Like Lucas Bessire, Mario Alejandro Ariza laments the disaster rolling toward a place he loves. But Miami, his adopted home, suffers from too much water rather than too little. Rising sea levels linked to climate change are expected to put most of the city underwater by the end of this century.
Ariza’s “Disposable City: Miami’s Future on the Shores of Climate Catastrophe” depicts a leadership class as willfully oblivious as the men of Bessire’s groundwater management board. One prominent developer, accepting that doom is at hand, tells a shocked Ariza he hopes for five or six more good business cycles before the end.

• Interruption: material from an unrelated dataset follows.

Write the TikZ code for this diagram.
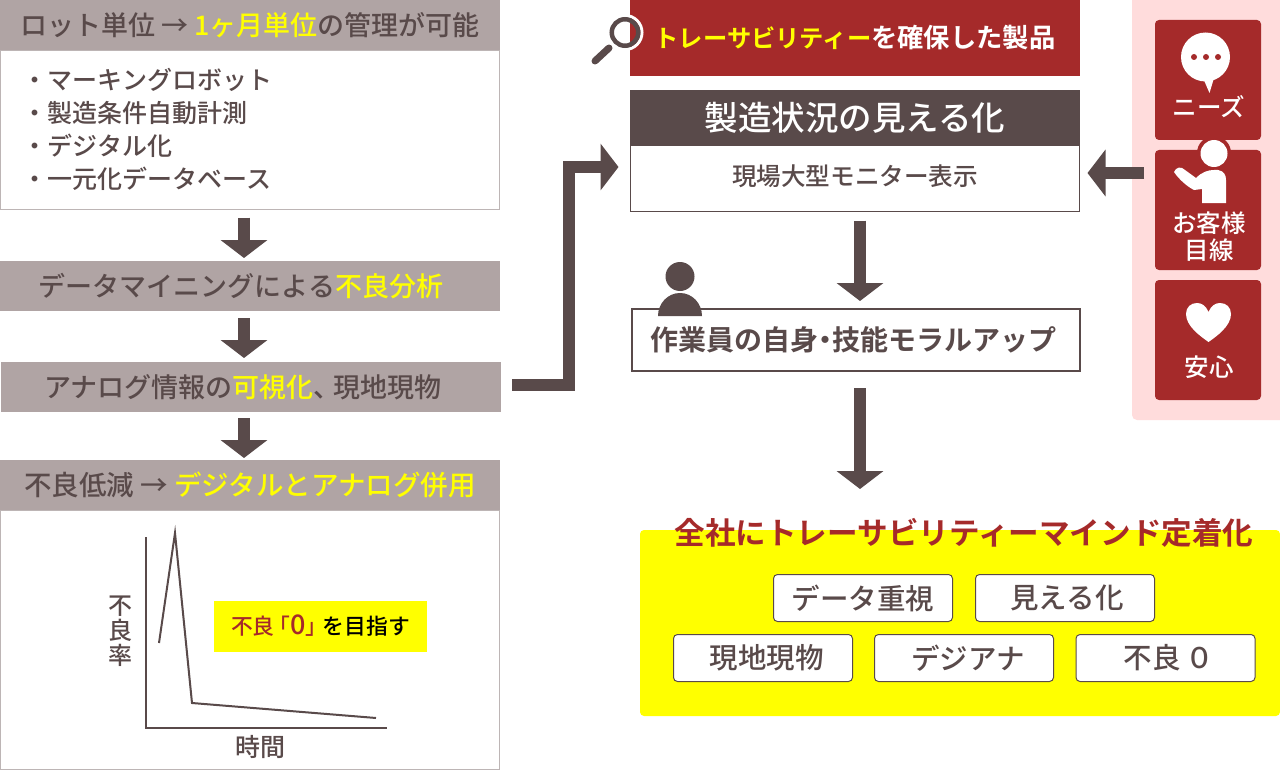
\documentclass[tikz,border=0pt]{standalone}
\usepackage{fontspec}
\setmainfont{Noto Sans CJK JP Medium}
\newfontfamily\boldjp{Noto Sans CJK JP Bold}
\usetikzlibrary{arrows.meta,calc}
\definecolor{brownd}{HTML}{594A4A}
\definecolor{taupe}{HTML}{B0A4A4}
\definecolor{crimson}{HTML}{A52A2A}
\definecolor{pinkbg}{HTML}{FFDCDC}
\definecolor{yel}{HTML}{FFFF00}
\definecolor{edge}{HTML}{BDB5B5}
\newcommand{\yl}[1]{\textcolor{yel}{#1}}
\tikzset{
  x=1pt,y=-1pt,
  every node/.style={text=brownd,inner sep=0pt,outer sep=0pt},
  bar/.style={fill=taupe,minimum width=500pt,minimum height=50pt,anchor=center,font=\fontsize{27}{27}\selectfont},
  bigarrow/.style={draw=brownd,line width=12pt,-{Triangle[width=46pt,length=18pt]}},
  chip/.style={draw=brownd,line width=1pt,fill=white,rounded corners=4pt,minimum width=179pt,minimum height=47pt,font=\fontsize{28.5}{28.5}\selectfont},
  redcard/.style={fill=crimson,rounded corners=4pt,minimum width=106pt},
  cardtext/.style={text=white,font=\fontsize{24.5}{27}\selectfont,align=center},
}
\begin{document}
\begin{tikzpicture}
\useasboundingbox (0,0) rectangle (1280,773);
\fill[white] (0,0) rectangle (1280,773);
% left column
\node[draw=edge,line width=1pt,fill=white,minimum width=499pt,minimum height=159pt] (list) at (250,130) {};
\node[bar] (lot) at (250,25) {ロット単位 → \yl{1ヶ月単位}の管理が可能};
\node[anchor=west,font=\fontsize{25}{33}\selectfont,align=left] (items) at (23,129) {・マーキングロボット\\・製造条件自動計測\\・デジタル化\\・一元化データベース};
\node[bar] (mining) at (250,286) {データマイニングによる\yl{不良分析}\hspace*{18pt}};
\node[bar] (analog) at (251,387) {アナログ情報の\yl{可視化}、\kern-7pt 現地現物\hspace*{16pt}};
\node[draw=edge,line width=1pt,fill=white,minimum width=499pt,minimum height=259pt] (chart) at (250,640) {};
\node[bar,font=\fontsize{27.5}{27.5}\selectfont] (reduce) at (250,485) {不良低減 → \yl{デジタルとアナログ併用}};
\draw[bigarrow] ([xshift=-6pt,yshift=-8pt]list.south) -- ([xshift=-6pt,yshift=3pt]mining.north);
\draw[bigarrow] ([xshift=-6pt,yshift=-7pt]mining.south) -- ([xshift=-6pt,yshift=4pt]analog.north -| mining.north);
\draw[bigarrow] ([xshift=-6pt,yshift=-6pt]analog.south -| mining.north) -- ([xshift=-6pt,yshift=2pt]reduce.north);
% chart
\draw[brownd,line width=2pt] (146,537) -- (146,728) -- (387,728);
\draw[brownd,line width=2pt,line join=miter] (159,643) -- (175,533) -- (192,703) -- (376,718);
\node[font=\fontsize{24}{25}\selectfont,align=center] (ylab) at (120.5,631) {不\\良\\率};
\node[font=\fontsize{25}{25}\selectfont] (xlab) at (260,747) {時間};
\node[fill=yel,minimum width=213pt,minimum height=51pt,font=\fontsize{21.8}{21.8}\selectfont,text=black] (goal) at (320.5,626) {\textcolor{crimson}{不良\kern-6pt「{\fontsize{27}{27}\selectfont 0}」}\kern-5pt を目指す};
% centre column
\node[fill=crimson,minimum width=450pt,minimum height=76pt,text=white,font=\boldjp\fontsize{26.3}{26.3}\selectfont] (trace) at (855,38) {\yl{\fontsize{24.3}{24.3}\selectfont トレーサビリティー}を確保した製品};
\draw[white,line width=3pt] (625,32.5) circle (17);
\draw[brownd,line width=4.5pt] (625,32.5) circle (13.25);
\draw[brownd,line width=7pt,line cap=round] (595,61) -- (609,48);
\node[draw=brownd,line width=1pt,fill=white,minimum width=449pt,minimum height=121pt] (monbox) at (855,151) {};
\node[fill=brownd,minimum width=450pt,minimum height=56pt,text=white,font=\fontsize{33.5}{33.5}\selectfont] (vis) at (855,118) {製造状況の見える化};
\node[font=\fontsize{24.6}{24.6}\selectfont] (mon) at (855,176) {現場大型モニター表示};
\node[draw=brownd,line width=1.5pt,fill=white,minimum width=448pt,minimum height=62pt,font=\boldjp\fontsize{28}{28}\selectfont] (staff) at (856,340) {作業員の自身\kern-7pt・\kern-7pt 技能モラルアップ\hspace*{6pt}};
\fill[brownd] (680,276.5) circle (14.5);
\fill[brownd] (658,316) arc[start angle=180,end angle=360,x radius=22,y radius=23] -- cycle;
\draw[bigarrow] ([xshift=5pt,yshift=-9pt]monbox.south) -- ([xshift=4pt,yshift=8pt]staff.north);
% bottom
\node[fill=yel,rounded corners=4pt,minimum width=640pt,minimum height=186pt] (mind) at (960,623) {};
\node[text=crimson,font=\boldjp\fontsize{30.6}{30.6}\selectfont] (mindtitle) at (964,533) {全社にトレーサビリティーマインド定着化};
\node[chip] (c1) at (863,598) {データ重視};
\node[chip] (c2) at (1065,598) {\hspace*{4pt}見える化};
\node[chip] (c3) at (763,658) {\hspace*{7pt}現地現物};
\node[chip] (c4) at (964,658) {\hspace*{8pt}デジアナ};
\node[chip] (c5) at (1165.5,658) {\hspace*{7pt}不良\kern5pt ０};
\coordinate (mindin) at (860,489);
\draw[bigarrow] ([xshift=4pt,yshift=-17pt]staff.south) -- (mindin);
% right panel
\fill[pinkbg,rounded corners=5pt] (1132,-8) rectangle (1290,420);
\node[redcard,minimum height=120pt] (needs) at (1208,80) {};
\node[redcard,minimum height=120pt] (eye) at (1208,210) {};
\node[redcard,minimum height=120pt] (safe) at (1208,340) {};
\node[cardtext] (t1) at (1209,107) {ニーズ};
\node[cardtext] (t2) at (1209,237) {お客様\\目線};
\node[cardtext] (t3) at (1209,367) {安心};
% bubble
\fill[white] (1205.5,57) circle (24.5);
\fill[white] (1203,78) -- (1214,78) -- (1209.5,93) -- cycle;
\foreach \dx in {-12,0,12} \fill[crimson] (1206+\dx,57) circle (3);
% person
\fill[crimson] (1214,153) circle (17);
\fill[white] (1214,153.5) circle (13.5);
\path[fill=white] (1174,172) .. controls (1176,167) and (1181,166) .. (1185,170) -- (1196,178) .. controls (1202,172) and (1208,170) .. (1214,170) -- (1218,170) .. controls (1224,171) and (1226,175) .. (1226,180) -- (1226,203) -- (1202,203) -- (1202,189) -- (1194,190) .. controls (1186,186) and (1178,178) .. (1174,172) -- cycle;
% heart
\path[fill=white] (1208.5,342) .. controls (1200,336) and (1186,326) .. (1186,314) .. controls (1186,307) and (1191,303) .. (1197,303) .. controls (1202,303) and (1206,306) .. (1208.5,312) .. controls (1211,306) and (1215,303) .. (1220,303) .. controls (1226,303) and (1231,307) .. (1231,314) .. controls (1231,326) and (1217,336) .. (1208.5,342) -- cycle;
% side connectors
\coordinate (armstart) at (1144,173);
\draw[bigarrow] (armstart) -- ([xshift=8pt]monbox.east |- armstart);
\coordinate (elbow) at (568.5,167);
\draw[bigarrow,line join=miter] ([xshift=11pt,yshift=2.5pt]analog.east) -| (elbow) -- ([xshift=-12pt]monbox.west |- elbow);
\end{tikzpicture}
\end{document}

In “Islands of Abandonment: Nature Rebounding in the Post-Human Landscape,” Cal Flyn ponders how little we still know about how nature will behave. Visiting a dozen wastelands across the globe, she finds hope. Wildlife abounds where the Chernobyl nuclear disaster occurred; plants grow in abandoned slag heaps outside Edinburgh; coral and fish thrive in the crater left by atomic bomb testing in the Bikini Atoll.
Unnervingly, the saving constant seems to be human absence.
Flyn understands the dangerous fatalism her discoveries could inspire. Plenty of people shrug off climate change as something to be endured rather than addressed. Yet the threat of depleted resources, most fundamentally water, argues for broader awareness and smarter responses. If nature has much to forgive, these books add to the record of why.